Pour les touristes du développement personnel, les outils de développement personnel sont l’équivalent d’aller chez le docteur. On ne se présente pas à l’hôpital un mardi au hasard en disant « Hey Doc, dites-moi ce qui ne va pas chez moi ». Ce serait insensé.

Non, on va seulement à l’hôpital lorsqu’il y a déjà quelque chose qui ne va pas et qu’on se tord de douleur.

Ces personnes utilisent les outils de développement personnel pour changer ce qui les dérange, pour les remettre sur pied, et ensuite ils repartent explorer le monde.

Je défendrais l’idée que les touristes du travail sur soi utilisent les conseils du développement personnel d’une manière saine et que ce n’est pas le cas (souvent, mais pas toujours) des junkies. Souvenez-vous, le paradoxe de toute croissance personnelle est d’atteindre un point où l’on ne ressent plus le besoin de s’améliorer. C’est pourquoi la complaisance dans les outils de développement personnel continue tout simplement de nourrir le sentiment d’inadéquation.

Beaucoup de gens en viennent aux outils de développement personnel parce qu’ils ont le sentiment que quelque chose ne va pas chez eux ou dans leur façon d’être. Le problème c’est que tout ce qui nous dit comment améliorer notre vie implique aussi qu’il y a de façon inhérente quelque chose qui ne va pas chez nous comme nous sommes.

Ces personnes peuvent finir dans une sorte de spirale. Ils ingurgitent des conseils de productivité puis commencent à se lever à 6 heures du matin, à mettre de la pisse de vache dans leur café, à méditer 30 minutes avant le petit déjeuner, à écrire un journal avec des rythmes binauraux en fond sonore pendant qu’ils visualisent leur animal totem.

Ensuite, ils réveillent leurs enfants pour aller à l’école….

Et, oh merde, et s’ils s’y prenaient mal pour réveiller leurs enfants ? Et maintenant, ils achètent 22 livres sur les tactiques de parentalité, puis des séminaires sur la meilleure façon d’augmenter la confiance en soi de ses enfants, qui mènent ensuite à un autre séminaire sur les façons de prévoir le futur financier de ses enfants, et ÇA mène à un extravagant mastermind super-premium à 10 000 $ pour lequel ils s’endettent et ré-hypothèquent leur maison afin d’apprendre comment devenir millionnaire avant l’âge de 50 ans.

Où est-ce que ça s’arrête ?

Ça ne s’arrête pas.

Ou alors pas avant qu’on ne décide que c’est le cas.

GARDER EN TÊTE LA SITUATION GÉNÉRALE

Il n’existe pas de vie optimale. Bien sûr, il y a des habitudes et des actions plus saines que d’autres.
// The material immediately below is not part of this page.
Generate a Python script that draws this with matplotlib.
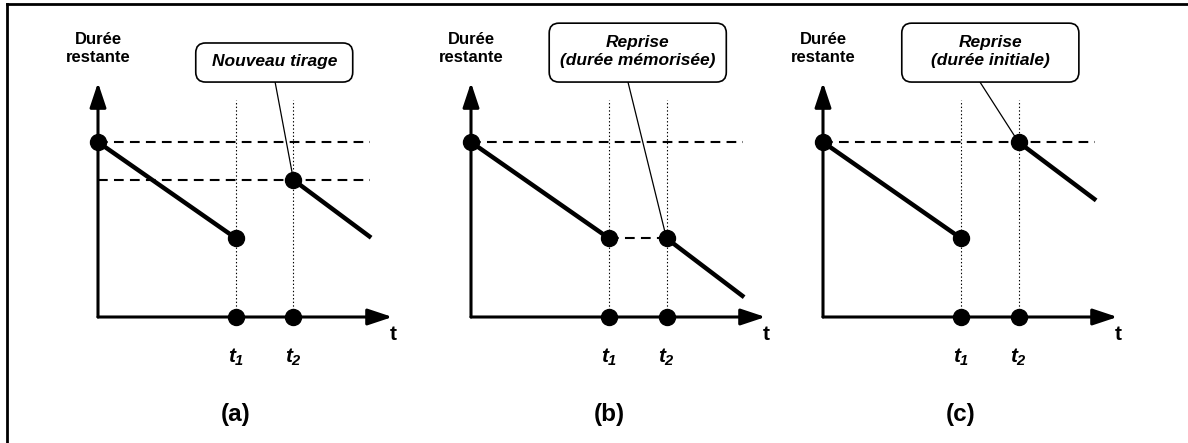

Mais le 80/20 ici est assez simple : juste ne pas merder avec les choses importantes.

Il n’y a pas de problèmes à utiliser des outils de développement personnel tant que l’on comprend notre relation à ces outils. Et que l’on s’assure que c’est une relation que l’on contrôle, et pas l’inverse.

Parce que le junkie de la croissance personnel peut expérimenter le sentiment de croissance/transcendance/amélioration/conscience élargie encore et encore. Mais juste parce que l’on a l’impression d’avoir avancé ne signifie pas que c’est le cas.

Parce que la seule façon dont on bénéficie vraiment du développement personnel c’est d’arriver au jour où l’on en a plus besoin. Comme un plâtre pour un bras cassé. Ou un bandage pour une coupure profonde. On le met, on laisse guérir. Et ensuite on l’enlève et on continue sa vie.